I bought new computer in august, then i created reiser4 root partition and copied root from old harddisk. Then i started reemerging world with new CFLAGS for new P4 processors. The system hangs and i lost all newly emerged data and fresh distfiles. =((( after that i reformatted partition in reiserfs. Now i thinking about reiser4, maybe now it is more stable?

----------

## DCatcher

 *Hauser wrote:*   

> I use a reiser4 partition for all the portage stuff (/usr/portage, /var/tmp/ccache, /var/tmp/portage), it works very well; I've used reiser4 for root partition before, but didn't notice much performance improvement over reiserfs except when doing emerge sync or dealing with a large number of files (such as untarring a backup tarball onto a reiser4 partition).

 

I'm using Reiser4 for /usr/portage, too. So I need just 120MB for all the current ebuilds. (You'll need much more with other fs.) I also think about putting /var/tmp on an Reiser4 partition, too, but I have no clue how much disc place I'll need. So if anyone can tell me some numbers, I'll be happy  :Smile: Last edited by DCatcher on Mon Feb 14, 2005 1:43 pm; edited 1 time in total

----------

## fallow

I`m using reiser4 since 0.5.x , and all the time on whole '/' since 1.0

for me is stable now.  I have no problems with hard resets and etc. I had serious problem once and fsck.reiser4 --build-fs fixed it. I have backup , but I have it always ( in the past with reiser3,xfs,jfs also ) . Backup is the prior thing  :Very Happy:   :Smile: 

For me minus of reiser4 is it implementation.depending oh idea it`s high performance and very high cpu usage filesystem and in effect of this = some problems during heavy I/O load. problems likes lags,slow downs  - less interactivity. 

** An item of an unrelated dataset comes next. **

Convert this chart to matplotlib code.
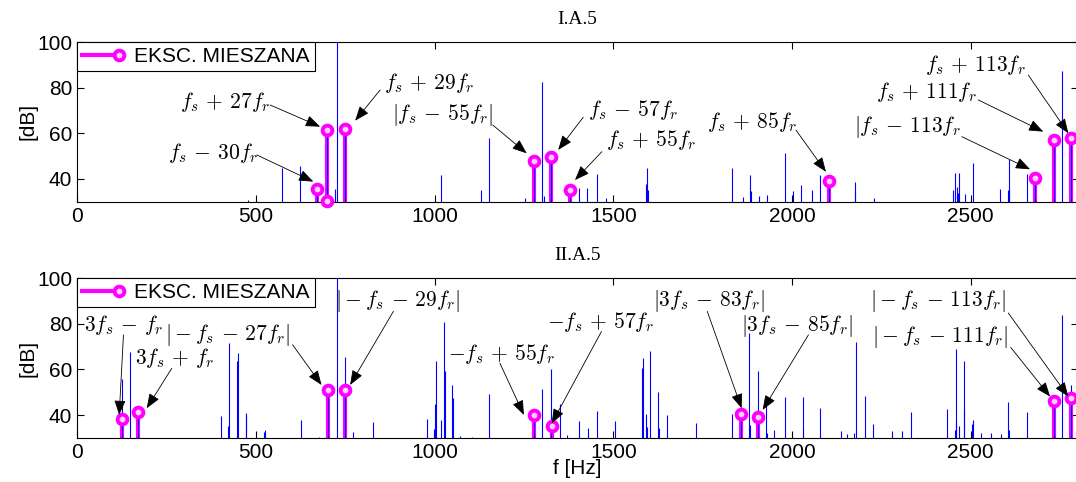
import matplotlib
matplotlib.use("Agg")
import matplotlib.pyplot as plt
from matplotlib.legend_handler import HandlerBase
from matplotlib.lines import Line2D

plt.rcParams['mathtext.fontset'] = 'cm'
plt.rcParams['font.family'] = ['Liberation Sans', 'DejaVu Sans']

### spectrum lines, panel I.A.5
f_top = [477, 574, 625, 671, 698, 700, 723, 726, 750, 1017, 1129, 1153, 1253, 1279, 1302, 1305,
         1326, 1379, 1403, 1427, 1454, 1479, 1593, 1595, 1597, 1831, 1862, 1883, 1885, 1908,
         1931, 1981, 2004, 2026, 2055, 2079, 2103, 2175, 2177, 2230, 2451, 2457, 2461, 2465,
         2467, 2484, 2507, 2583, 2604, 2606, 2608, 2656, 2681, 2734, 2756, 2780]
db_top = [30.6, 44.9, 45.5, 35.6, 61.5, 30.5, 35.5, 102, 62, 41.5, 35, 58, 31.5, 48, 82.4, 32.6,
          49.5, 35, 36, 35.8, 42.3, 31.6, 37.6, 44.9, 35, 44.9, 32, 41.5, 34.7, 32.3,
          32.9, 51.3, 34.7, 37.3, 35, 41.5, 39, 38.5, 35, 31.6, 35.3, 42.6, 36.4, 34,
          42.6, 33.2, 47, 35.4, 35, 48.5, 35, 42.3, 40.3, 57, 87.2, 58]

### mixed eccentricity components, panel I.A.5
fm_top = [671, 698, 700, 750, 1279, 1326, 1379, 2103, 2681, 2734, 2780]
dbm_top = [35.6, 61.5, 30.5, 62, 48, 49.5, 35, 39, 40.3, 57, 58]

### spectrum lines, panel II.A.5
f_bot = [125, 148, 171, 403, 423, 426, 447, 449.5, 472, 473, 524, 526, 626, 678, 703, 726, 750,
         773, 827, 978, 999, 1001, 1004, 1017, 1026, 1028, 1050, 1052, 1072, 1104, 1153, 1278,
         1302, 1326, 1351, 1371, 1405, 1430, 1454, 1505, 1579.5, 1582, 1592, 1594, 1603, 1626,
         1627, 1651, 1731, 1831, 1856, 1880, 1882, 1904, 1927, 1929, 1950, 1980, 2030, 2032,
         2079, 2136, 2155, 2174, 2179, 2204, 2227, 2281, 2307, 2332, 2434, 2457, 2458, 2460,
         2468, 2480, 2481, 2504, 2506, 2530, 2558, 2585, 2604, 2606, 2656, 2734, 2756, 2780]
db_bot = [55.9, 67.6, 41.2, 39.5, 35.1, 71.5, 63.9, 67.1, 40.9, 39.5, 32.6, 33.6, 37.7, 30.4, 53.4, 102, 65.4,
          32.6, 37, 38.3, 34, 45, 63.9, 37.7, 80.6, 59.5, 53.4, 47.5, 30.7, 30.4, 49.4, 40,
          51.5, 60.3, 45, 31.2, 37.4, 34.4, 41.8, 37.4, 60.7, 65.1, 40.6, 35, 68, 50.1,
          34.5, 39.9, 36.7, 40.3, 40.4, 75.9, 35.5, 59.3, 45.9, 32, 33.3, 47.9, 33.6, 47.9,
          43.1, 33, 31.6, 32.3, 72, 48.2, 36.3, 33, 33, 41.4, 42.8, 33.3, 69, 37,
          35.1, 42.8, 63.6, 36.3, 38, 32.3, 32.3, 31.6, 45.9, 33.6, 41.4, 46, 83.7, 53.3]

### mixed eccentricity components, panel II.A.5
fm_bot = [125, 171, 703, 750, 1278, 1328, 1856, 1904, 2734, 2780]
dbm_bot = [38.3, 41.2, 51.2, 51.2, 40, 35.2, 40.4, 39.3, 46.1, 47.5]

# labels: text, text centre, arrow start, arrow tip  (Hz, dB)
ann_top = [
    (r'$f_s\,+\,27f_r$', (414, 73.8), (540, 72.4), (680, 62.9)),
    (r'$f_s\,-\,30f_r$', (381, 51.2), (503, 50.5), (661, 38.8)),
    (r'$f_s\,+\,29f_r$', (985, 81.9), (848, 79.0), (778, 65.5)),
    (r'$|f_s\,-\,55f_r|$', (1022, 68.0), (1163, 63.6), (1258, 51.2)),
    (r'$f_s\,-\,57f_r$', (1556, 70.2), (1416, 67.0), (1346, 52.7)),
    (r'$f_s\,+\,55f_r$', (1605, 57.0), (1468, 51.9), (1393, 39.5)),
    (r'$f_s\,+\,85f_r$', (1887, 65.0), (2011, 61.4), (2095, 43.1)),
    (r'$|f_s\,-\,113f_r$', (2323, 62.9), (2475, 58.5), (2666, 44.2)),
    (r'$f_s\,+\,111f_r$', (2377, 78.2), (2521, 74.6), (2703, 60.7)),
    (r'$f_s\,+\,113f_r$', (2514, 89.9), (2661, 85.5), (2773, 60.0)),
]
ann_bot = [
    (r'$3f_s\,-\,f_r$', (130, 79.5), (130, 75.1), (118, 40.1)),
    (r'$3f_s\,+\,f_r$', (272, 65.2), (265, 60.5), (195, 43.0)),
    (r'$|-f_s\,-\,27f_r|$', (423, 75.1), (603, 70.8), (684, 53.2)),
    (r'$|-f_s\,-\,29f_r|$', (896, 89.8), (885, 85.4), (764, 53.2)),
    (r'$-f_s\,+\,55f_r$', (1188, 66.7), (1183, 62.7), (1250, 40.1)),
    (r'$-f_s\,+\,57f_r$', (1465, 80.8), (1467, 76.6), (1328, 36.4)),
    (r'$|3f_s\,-\,83f_r|$', (1768, 89.8), (1763, 85.4), (1859, 43.0)),
    (r'$|3f_s\,-\,85f_r|$', (2015, 79.0), (2046, 75.1), (1918, 42.3)),
    (r'$|-f_s\,-\,113f_r|$', (2409, 89.8), (2605, 84.7), (2773, 48.1)),
    (r'$|-f_s\,-\,111f_r|$', (2414, 74.4), (2612, 69.6), (2722, 48.1)),
]

MAG = '#ff00ff'


class StemHandler(HandlerBase):
    # line with the circle at its right end, like a stem legend entry
    def create_artists(self, legend, orig_handle, xdescent, ydescent, width, height, fontsize, trans):
        y = height / 2 - ydescent
        ln = Line2D([-xdescent, width - xdescent], [y, y], color=MAG, lw=3, transform=trans)
        mk = Line2D([width - xdescent - 2], [y], marker='o', ms=7, mfc='#ffd0ff', mec=MAG, mew=2.8,
                    linestyle='none', transform=trans)
        return [ln, mk]


def panel(ax, f, db, fm, dbm, ann, title):
    ax.vlines(fm, 0, dbm, color=MAG, lw=3, zorder=2)
    ax.vlines(f, 0, db, color='#0000ff', lw=0.8, zorder=3)
    ax.plot(fm, dbm, 'o', ms=7, mfc='#ffd0ff', mec=MAG, mew=2.8, zorder=4, clip_on=False)
    for txt, tpos, start, tip in ann:
        ax.text(tpos[0], tpos[1], txt, ha='center', va='center', fontsize=15.5, zorder=5)
        ax.annotate('', xy=tip, xytext=start,
                    arrowprops=dict(arrowstyle='-|>,head_length=0.9,head_width=0.35',
                                    color='k', lw=0.6, shrinkA=0, shrinkB=0), zorder=5)
    ax.set_xlim(0, 2800)
    ax.set_ylim(30, 100)
    ax.set_xticks([0, 500, 1000, 1500, 2000, 2500])
    ax.set_yticks([40, 60, 80, 100])
    ax.tick_params(direction='in', length=5, top=True, right=True, labelsize=15, width=0.8)
    ax.set_ylabel('[dB]', fontsize=15, labelpad=0)
    ax.set_title(title, family='Liberation Serif', fontsize=14, pad=13)
    for s in ax.spines.values():
        s.set_linewidth(0.8)
    h = Line2D([], [], color=MAG)
    ax.legend([h], ['EKSC. MIESZANA'], handler_map={Line2D: StemHandler()}, loc='upper left',
              borderaxespad=0, fancybox=False, edgecolor='k', framealpha=1, fontsize=15,
              handlelength=1.9, handletextpad=0.6, borderpad=0.25).get_frame().set_linewidth(0.8)


fig = plt.figure(figsize=(10.76, 4.82), dpi=100)
ax1 = fig.add_axes([77 / 1076, 1 - 201.7 / 482, 1001 / 1076, 159.7 / 482])
ax2 = fig.add_axes([77 / 1076, 1 - 438 / 482, 1001 / 1076, 160 / 482])

panel(ax1, f_top, db_top, fm_top, dbm_top, ann_top, 'I.A.5')
panel(ax2, f_bot, db_bot, fm_bot, dbm_bot, ann_bot, 'II.A.5')
ax2.set_xlabel('f [Hz]', fontsize=15, labelpad=-2)

fig.savefig('out.png', dpi=100)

It`s best visible with 2.6.11-rcX and Staircase. So for whole '/' reiser4 usage and prevent of lags/slow downs is good to have O(1) or Nick`s Scheduler as CPU Sched.

cheers.

----------

## Moloch

I've been using reiser4 for about 4 months now. I'm running it on top of lvm2. I use reier4 on /tmp /var /usr /home. I use xfs on storage and a few other mounts where I mostly store large files. I've had hardlocks numerous times playing with nvidia and xorg. Haven't had any data corruption yet. Downside with reiser4 is no resizing. So with lvm2 I cannot reisize. Which is why I use xfs on storage partitions that I would want to resize. xfs can resize a partition while it's mounted  :Shocked: 

I use ext3 on /boot and /

----------

## Debentoo_Gao

I got a problem with reiser4 as my root file system. I found some win software running with wine can't use in reiser4,but they work perfectly in my xfs based system.I don't know why:oops:

----------

## MasterX

If you start with reiser3.6 can you then update the filesystems to reiser4?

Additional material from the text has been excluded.